How North Korea’s Media Is Covering the Summit | NYT News

How North Korea’s Media Is Covering the Summit | NYT News


If you switched on the
television in the U.S. this week, you’ve seen a lot of this: “… the world watching that high-stakes summit” “… we’re continuing our
breaking coverage ahead of President Trump and Kim
Jong-un’s high-stakes summit …” “… an unprecedented
nuclear summit with North Korea’s leader, Kim Jong-un …” But meanwhile, viewers
in North Korea saw a lot of this. “The Sunday broadcast
was much the same as every Sunday. So, documentaries about the
life of one of the Kims, revolutionary movies —
one of the programs this Sunday was about
evils of tobacco. And there were
children’s shows as well.” “Normally North Koreans don’t
see anything in real time about any foreign excursion
by the supreme leader. There’s normally nothing
until after he has come back to the country.” In a country
built on controlling the flow of information, the state-run media
apparatus holds all the power. “By not reporting on
things beforehand, the North Korean government
a) doesn’t build expectations and b) gets to decide
that whatever happens, it was a success.” But on Monday morning,
North Korean state media did something unheard of. “We saw an unprecedented
amount of North Korean media activity about Kim Jong-un’s
visits in Singapore.
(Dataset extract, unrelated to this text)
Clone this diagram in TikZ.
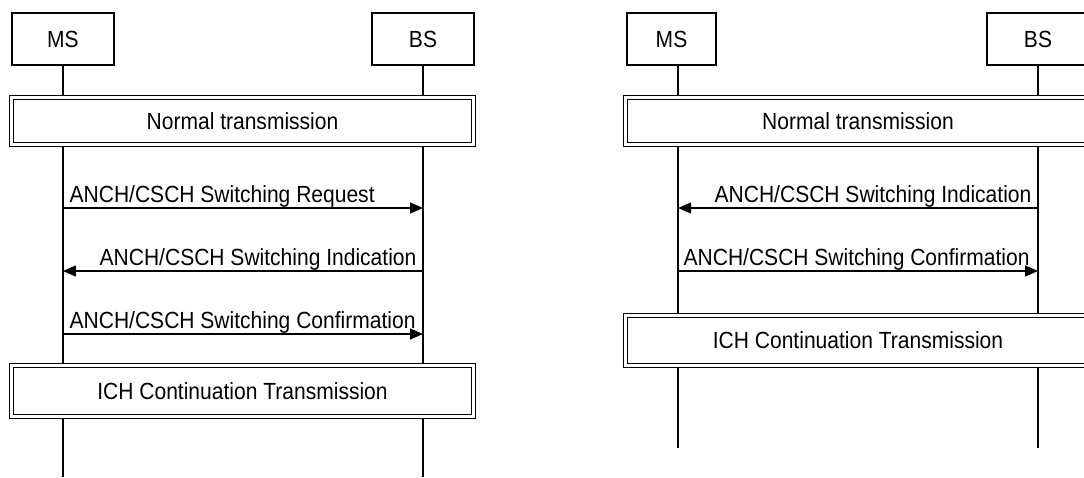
\documentclass[tikz,border=0pt]{standalone}
\usepackage{fontspec}
\setmainfont[FakeStretch=0.9]{Liberation Sans}
\usetikzlibrary{arrows.meta, positioning}

\tikzset{
  entity/.style={draw, line width=1.5pt, fill=white, minimum width=2.04cm, minimum height=1.04cm, inner sep=0pt},
  phase/.style={draw, double, double distance=1.3pt, line width=0.8pt, fill=white, inner sep=0pt},
  lifeline/.style={line width=0.75pt},
  msg/.style={line width=0.7pt, -{Triangle[length=2.6mm, width=2.2mm]}},
  msglabel/.style={inner sep=0pt, yshift=0.12cm},
}

\begin{document}
\begin{tikzpicture}[x=0.02cm, y=-0.02cm, every node/.style={font=\fontsize{13.3}{15}\selectfont}]
      \clip (0,0) rectangle (1084,477);
      % left chart
      \node[entity] (msA) at (63,39) {MS};
      \node[entity] (bsA) at (423,39) {BS};
      \coordinate (msAend) at (63,477);
      \coordinate (bsAend) at (423,477);
      \draw[lifeline] (msAend |- msA.south) -- (msAend);
      \draw[lifeline] (bsAend |- bsA.south) -- (bsAend);
      \node[phase, minimum width=9.24cm, minimum height=0.94cm] (normalA) at (242.5,121) {Normal transmission};
      \coordinate (reqA) at (0,208);
      \coordinate (indA) at (0,271);
      \coordinate (cnfA) at (0,334);
      \draw[msg] (msAend |- reqA) -- (bsAend |- reqA)
        node[msglabel, pos=0, anchor=base west, xshift=0.12cm] {ANCH/CSCH Switching Request};
      \draw[msg] (bsAend |- indA) -- (msAend |- indA)
        node[msglabel, pos=0, anchor=base east, xshift=-0.12cm] {ANCH/CSCH Switching Indication};
      \draw[msg] (msAend |- cnfA) -- (bsAend |- cnfA)
        node[msglabel, pos=0, anchor=base west, xshift=0.12cm] {ANCH/CSCH Switching Confirmation};
      \node[phase, minimum width=9.24cm, minimum height=1.02cm] (ichA) at (242.5,391) {ICH Continuation Transmission};

      % right chart
      \node[entity, minimum width=1.78cm] (msB) at (671.5,39) {MS};
      \node[entity] (bsB) at (1038,39) {BS};
      \coordinate (msBend) at (678,448);
      \coordinate (bsBend) at (1038,448);
      \draw[lifeline] (msBend |- msB.south) -- (msBend);
      \draw[lifeline] (bsBend |- bsB.south) -- (bsBend);
      \node[phase, minimum width=9.3cm, minimum height=0.94cm] (normalB) at (858,121) {Normal transmission};
      \coordinate (indB) at (0,208);
      \coordinate (cnfB) at (0,271);
      \draw[msg] (bsBend |- indB) -- (msBend |- indB)
        node[msglabel, pos=0, anchor=base east, xshift=-0.12cm] {ANCH/CSCH Switching Indication};
      \draw[msg] (msBend |- cnfB) -- (bsBend |- cnfB)
        node[msglabel, pos=0, anchor=base west, xshift=0.1cm] {ANCH/CSCH Switching Confirmation};
      \node[phase, minimum width=9.3cm, minimum height=1.0cm] (ichB) at (858,340.5) {ICH Continuation Transmission};
    \end{tikzpicture}
\end{document}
All of it was
reported in real time. And in fact, the anchor,
a woman named Ri Chun-hee, a very famous anchor in North
Korea, used the name Donald Trump — and used the
the honorific form in Korean to describe President Trump. So this is unprecedented.” This giant departure
from tradition is part of a bigger
seismic shift. Since Kim’s conciliatory
New Year’s speech, North Korea’s
propaganda machine has toned down its
anti-American messaging. Broadcasts like
this one, have become less frequent. And so have North Korean
propaganda leaflets like these dropped
over South Korea. They had been depicting
Donald Trump and U.S. allies in a hostile light. But early this
year, the leaflets suddenly started taking a
much less aggressive tone. “A lot of messages about
reconciliation, unification, peace, et cetera, and there
was even a Olympic-themed one which showed the
Olympic mascots, and they genuinely look like
they could have been from South Korea.” And in April,
when both Koreas agreed to cease all propaganda initiatives, the fliers stopped altogether. But time will tell
whether a friendlier tone in
North Korea’s propaganda will translate into a
shift in Kim’s policies. “North Korea likes
very big gestures and having a meeting with
the president of the United States — that means a lot. And that can provide
a certain momentum internally in North Korea to
get some tangible steps going in terms of denuclearization.”